The diagram below illustrates the boot time we measured when GPIO0 was set high at the start of app_main().

allon_sensor_tflm_freertos startup time = 172 ms
Bootloader delays 100 ms waiting for keystrokes
If we remove the waiting time of 100 ms, the actual boot time = 172 – 100 = 72 ms

Additionally, we measured the power consumption diagram for allon_sensor_tflm_freertos. The time from system reset to when the program starts inference is approximately 202ms, not 230ms.

The boot time of allon_sensor_tflm_freertos and allon_sensor_tflm is the same 172ms (including waiting 100ms). As you can see, there is indeed a difference in the time to start inference, because FreeRTOS requires a longer system setup time.

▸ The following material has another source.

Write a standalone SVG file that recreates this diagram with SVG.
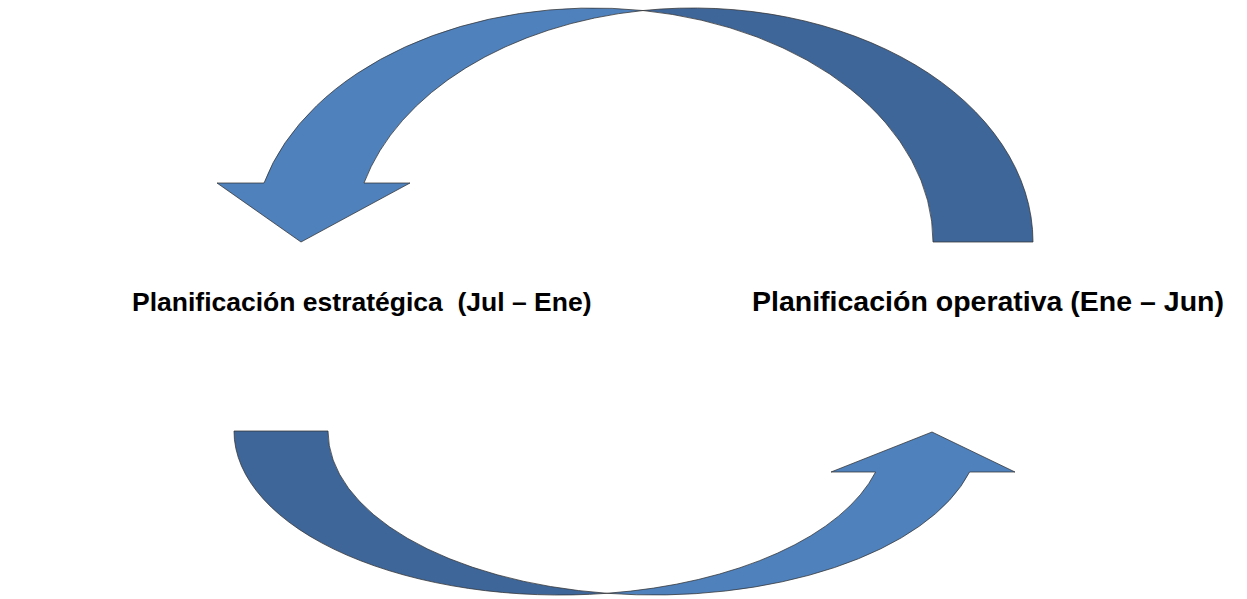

Sorry, as the Grove_Vision_AI_Module_V2 is a proof-of-concept development board, we do not provide support for custom bootloaders or power optimization.

[peterljung]

Thanks for detailed explanation!

But I don't really understand how my measurments match with your numbers.

When I look at allon_sensor_tflm_freertos boot time (yellow in top diagram) seems to be around 200 ms instead of 172.

But when I compare with allon_sensor_tflm (bottom diagram) I see the same power profile (yellow) for the boot part. I marked setup time in blue. But here boot time seems to be around 100 ms.

You can also see setup time (blue) look similar in both samples.

I also marked capture time and inference time in red and green.

The only difference between freertos and non freertos should be seen in setup time.

You could match diagrams as follows as well, but I still don't see how they match up.

[stevehuang82]

From system startup to the start of model inference, there are multiple stages, each with varying levels of power consumption.

1. System starts and copies the application from flash to sram and jumps to app_main() (boot time)
2. Initialize the system peripheral interface ex. I2C, UART, SPI, MIPI...
3. Setup the HX6538 data path and all functional blocks
4. Initialize the sensor and start streaming
5. HX6538 starts capturing images and encoding raw images into jpeg images
6. Send images via UART or SPI (optional)
7. Resize and reformat the original image to fit the model
8. start model inference

If you want to analyze the power consumption of each stage to fit the timing diagram, you can add gpio control in the application code (allon_sensor_tflm.c) and measure the gpio output timing diagram.

You can use an oscilloscope to measure pin D3(RST) for reset and pin D0(PA0) for AON_GPIO0. The following is a sample code for gpio control.

allon_sensor_tflm.c

int app_main(void)
{
        // setup AON_GPIO0
        hx_drv_scu_set_PA0_pinmux(SCU_PA0_PINMUX_AON_GPIO0_2, 1);
        hx_drv_gpio_set_output(AON_GPIO0, GPIO_OUT_LOW);

        // trigger AON_GPIO0 high/low
        hx_drv_gpio_set_out_value(AON_GPIO0, GPIO_OUT_HIGH);
        hx_drv_timer_cm55x_delay_ms(10, TIMER_STATE_DC);
        hx_drv_gpio_set_out_value(AON_GPIO0, GPIO_OUT_LOW);

You can add GPIO trigger code where you want to measure different stages of power consumption.

        // trigger AON_GPIO0 high/low
        hx_drv_gpio_set_out_value(AON_GPIO0, GPIO_OUT_HIGH);
        hx_drv_timer_cm55x_delay_ms(10, TIMER_STATE_DC);
        hx_drv_gpio_set_out_value(AON_GPIO0, GPIO_OUT_LOW);

Since Grove Vision AI Module V2 is a POC development board, the power consumption of other components also needs to be considered. For example, OV5647 sensor and CH343 bridge IC.
There are many ways to optimize boot time and power consumption, but they must be product-specific.

Hope this helps you understand the power timing diagram, thank you.

[peterljungatsony]

Thanks for tip! I will try to do this ...
I realize that this POC platform is not optimized for power or boot up performance.
I just try to estimate what could be achievable if you would optimize for a product ...

[peterljungatsony]

I have now measured allon_sensor_tflm using your proposed method.
I could also confirm the boot time of 172 ms and get about 30 ms of setup time and 60 ms for capture/inference period.
172+30 = 202 ms seems to match the figure you got on allon_sensor_tflm_freertos (I have not tested freertos version myself).